Recent cases of the measles across the United States has Florida governmental officials and the Florida Department of Health urging residents to vaccinated for the measles.
The DOH, in conjunction with federal officials, is working to monitor individuals who may have come in contact with the measles.
“It’s important all Floridians make sure they have received the measles vaccination,” said Dr. John Armstrong, State Surgeon General and Secretary of Health, in a release, “Those who are fully immunized have very little risk of developing the disease.”
In the past two weeks, there were eight cases of measles identified and reported among travelers. It is unknown if the travelers were vaccinated. Two cases involved international travelers.
There have been no confirmed cases of the measles from Florida residents.
“The department is prepared to deal with any potential emerging infectious disease threat and is committed to ensuring the safety of all residents and visitors in Florida,” said Armstrong.
Vaccination is the most effective form of protection from the virus. Children should receive two doses of the measles immunization with the combination of measles, mumps, and rubella vaccine. The first dose is to be given between 12 and 15 months of age, while the second dose should be given between four and six years old.
“In Florida, more than 93 percent of kindergartners are vaccinated against this potentially life threatening virus,” said Dr. Tommy Schechtman,President, Florida Chapter, American Academy of Pediatrics, in a release. “It’s our best defense against this re-emerging healthcare threat and one any responsible parent or guardian should want for their child to keep healthy.”

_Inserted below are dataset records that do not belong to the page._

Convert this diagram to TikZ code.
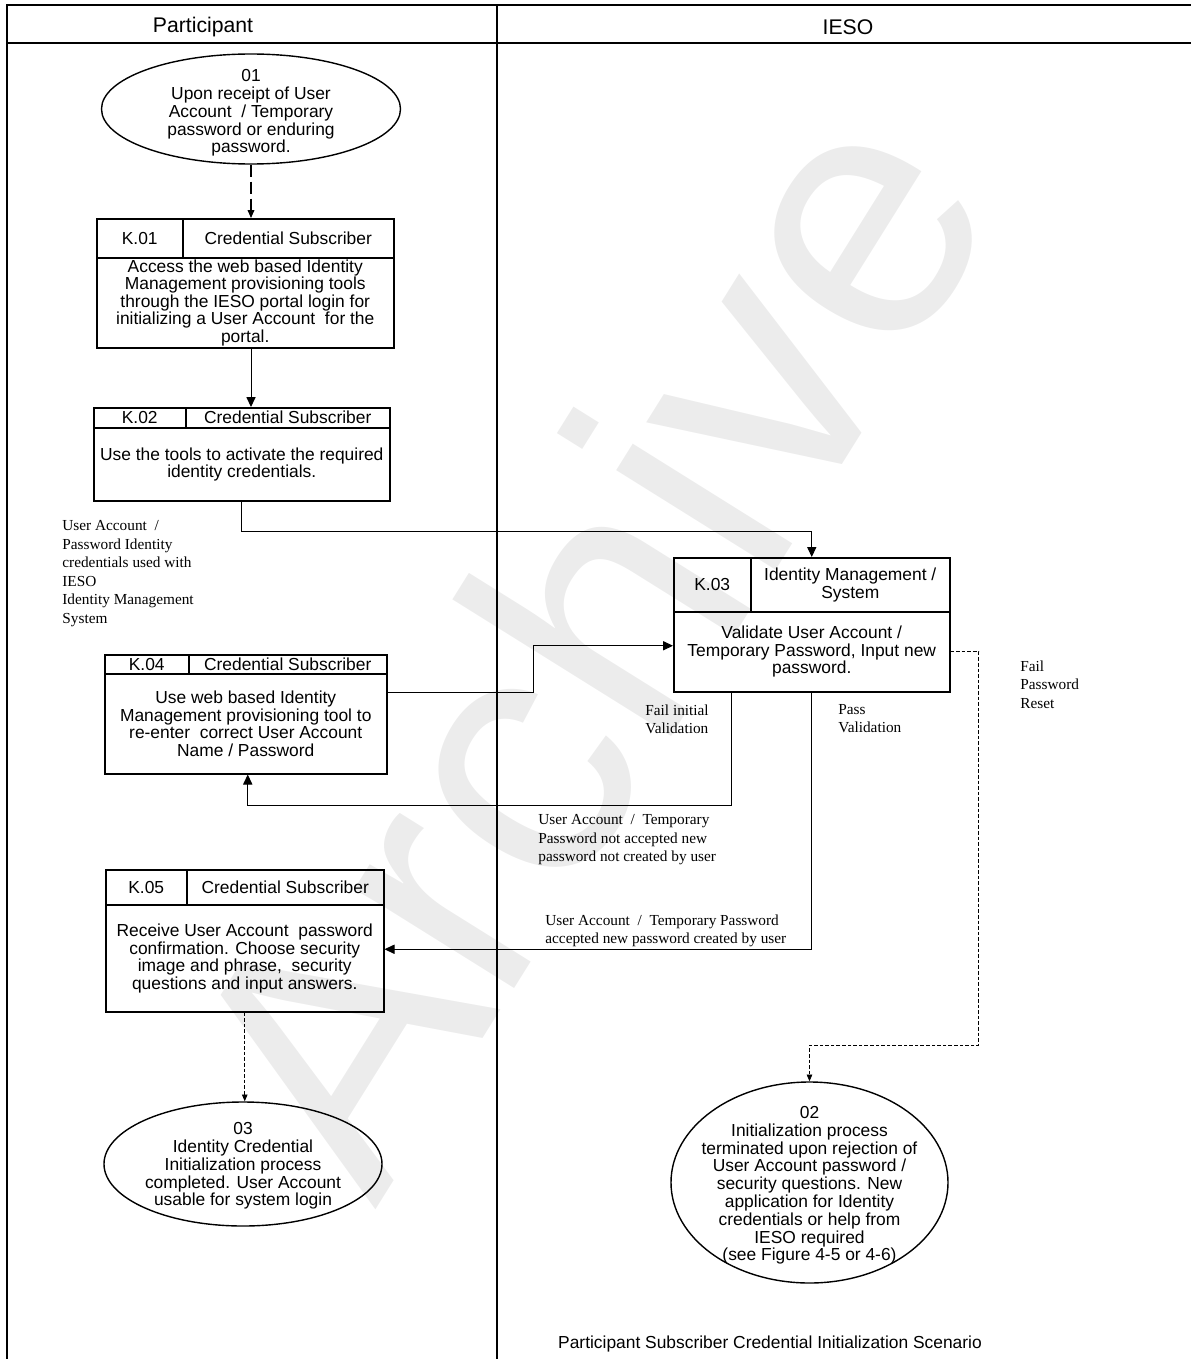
\documentclass[tikz,border=0pt]{standalone}
\usepackage{fontspec}
\setmainfont{Liberation Serif}
\setsansfont{Liberation Sans}
\usetikzlibrary{arrows.meta}
\usetikzlibrary{calc}
\usetikzlibrary{shapes.geometric}
\definecolor{wmgray}{rgb}{0.925, 0.925, 0.925}

\tikzset{
  lane/.style={line width=1.3pt},
  lanetitle/.style={font=\sffamily\fontsize{10.6}{12}\selectfont, inner sep=0pt},
  cell/.style={draw, line width=0.75pt, inner sep=0pt, align=center, anchor=north west,
    font=\sffamily\fontsize{8.7}{8.75}\selectfont},
  cellsize/.style 2 args={minimum width=#1, minimum height=#2},
  startstop/.style={draw, ellipse, line width=0.7pt, inner sep=0pt},
  sttext/.style={align=center, inner sep=0pt, font=\sffamily\fontsize{8.7}{8.9}\selectfont},
  note/.style={anchor=north west, align=left, inner sep=0pt,
    font=\rmfamily\fontsize{7.65}{9.25}\selectfont},
  flow/.style={line width=0.5pt, -{Triangle[length=5pt,width=4.6pt]}},
  dashflow/.style={line width=0.6pt, dash pattern=on 6pt off 2.5pt,
    -{Triangle[length=4pt,width=3.4pt]}},
  finedash/.style={line width=0.4pt, dash pattern=on 1.8pt off 1pt,
    -{Triangle[length=3.4pt,width=2.8pt]}},
  watermark/.style={text=wmgray, inner sep=0pt, font=\sffamily\fontsize{178}{178}\selectfont}
}

\begin{document}
\begin{tikzpicture}[x=0.5pt, y=-0.5pt]
  \useasboundingbox (0,0) rectangle (1191,1359);

  % watermark
  \node[watermark, rotate=58] (wmark) at (582,640) {Archive};

  % swimlanes
  \draw[lane] (6,5) -- (1191,5);
  \draw[lane] (6,43) -- (1191,43);
  \draw[lane] (7,4.4) -- (7,1359);
  \draw[lane] (497,4.4) -- (497,1359);
  \node[lanetitle] (lanepart) at (203,27) {Participant};
  \node[lanetitle] (laneieso) at (848,27) {IESO};

  % start
  \node[startstop, minimum width=149.5pt, minimum height=55pt] (s01) at (251,109) {};
  \node[sttext] (s01txt) at ($(s01.center)+(0,4)$) {01\\Upon receipt of User\\Account~ / Temporary\\password or enduring\\password.};

  % K.01
  \node[cell, cellsize={43pt}{19.5pt}] (k01id) at (96,218) {K.01};
  \node[cell, cellsize={105.5pt}{19.5pt}] (k01role) at (182,218) {Credential Subscriber};
  \node[cell, cellsize={148.5pt}{45pt}] (k01) at (96,257) {Access the web based Identity\\Management provisioning tools\\through the IESO portal login for\\initializing a User Account~ for the\\portal.};

  % K.02
  \node[cell, cellsize={46pt}{10pt}] (k02id) at (93,407) {K.02};
  \node[cell, cellsize={102pt}{10pt}] (k02role) at (185,407) {Credential Subscriber};
  \node[cell, cellsize={148pt}{36.5pt}] (k02) at (93,427) {Use the tools to activate the required\\identity credentials.};

  % K.03
  \node[cell, cellsize={38.5pt}{27pt}] (k03id) at (673,557) {K.03};
  \node[cell, cellsize={99.5pt}{27pt}] (k03role) at (750,557) {Identity Management /\\System};
  \node[cell, cellsize={138pt}{40pt}] (k03) at (673,611) {Validate User Account /\\Temporary Password, Input new\\password.};

  % K.04
  \node[cell, cellsize={42pt}{9.5pt}] (k04id) at (104,654) {K.04};
  \node[cell, cellsize={99pt}{9.5pt}] (k04role) at (188,654) {Credential Subscriber};
  \node[cell, cellsize={141pt}{50pt}] (k04) at (104,673) {Use web based Identity\\Management provisioning tool to\\re-enter~ correct User Account\\Name / Password};

  % K.05
  \node[cell, cellsize={40.5pt}{17.5pt}] (k05id) at (105,869) {K.05};
  \node[cell, cellsize={98.5pt}{17.5pt}] (k05role) at (186,869) {Credential Subscriber};
  \node[cell, cellsize={139pt}{53.5pt}] (k05) at (105,904) {Receive User Account~ password\\confirmation. Choose security\\image and phrase,~ security\\questions and input answers.};

  % ends
  \node[startstop, minimum width=139pt, minimum height=62pt] (s03) at (243,1164) {};
  \node[sttext] (s03txt) at ($(s03.center)+(0,2)$) {03\\Identity Credential\\Initialization process\\completed. User Account\\usable for system login};
  \node[startstop, minimum width=138.5pt, minimum height=100.5pt] (s02) at (809.5,1182.5) {};
  \node[sttext] (s02txt) at ($(s02.center)+(0,3)$) {02\\Initialization process\\terminated upon rejection of\\User Account password /\\security questions. New\\application for Identity\\credentials or help from\\IESO required\\(see Figure 4-5 or 4-6)};

  % labels
  \node[note] (lblcred) at (62,520) {User Account~ /\\Password Identity\\credentials used with\\IESO\\Identity Management\\System};
  \node[note] (lblfail) at (645,704) {Fail initial\\Validation};
  \node[note] (lblpass) at (838,704) {Pass\\Validation};
  \node[note] (lblreset) at (1020,660) {Fail\\Password\\Reset};
  \node[note] (lblrej) at (538,814) {User Account~ /~ Temporary\\Password not accepted new\\password not created by user};
  \node[note] (lblacc) at (545,914) {User Account~ /~ Temporary Password\\accepted new password created by user};

  % connectors
  \draw[dashflow] (s01.south) -- (s01.south |- k01id.north);
  \draw[flow] (s01.south |- k01.south) -- (s01.south |- k02id.north);
  \draw[flow] (k02.south) -- ++(0,30) -| (k03.center |- k03id.north);
  \draw[flow] ($(k04.east)+(0,-31)$) -- ++(146,0) |- ($(k03.west)+(0,-6)$);
  \draw[flow] ($(k03.south)+(-80,0)$) -- ++(0,113) -| ($(k04.south)+(2,0)$);
  \draw[flow] (k03.south) |- ($(k05.east)+(0,-9)$);
  \draw[finedash] (k03.east) -| ($(s02.north)+(169,-36)$) -| (s02.north);
  \draw[finedash] (k05.south) -- (k05.south |- s03.north);

  \node[lanetitle, font=\sffamily\fontsize{8.7}{9}\selectfont] (caption) at (770,1344) {Participant Subscriber Credential Initialization Scenario};
\end{tikzpicture}
\end{document}
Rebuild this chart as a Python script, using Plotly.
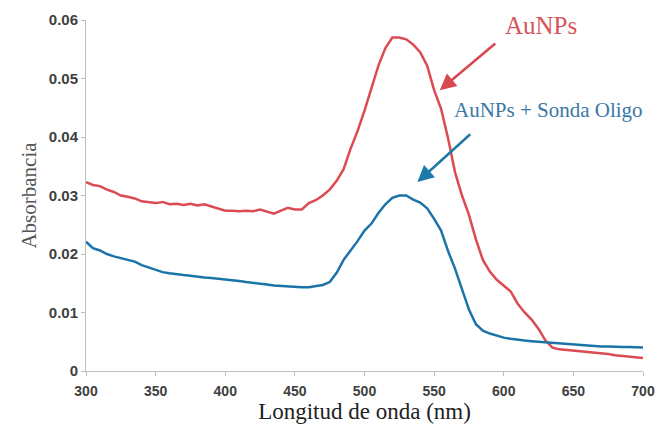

Measles is spread through the air by breathing, coughing, or sneezing. The disease is highly contagious and is rare in countries and regions of the world where vaccination coverage is high.
Symptoms of the measles tend to begin approximately seven to 14 days after a person is exposed to someone with measles. Signs of the measles include: blotchy rash, fever, cough, runny nose, red/watery eyes, feeling achy, and tiny white spots found inside the mouth.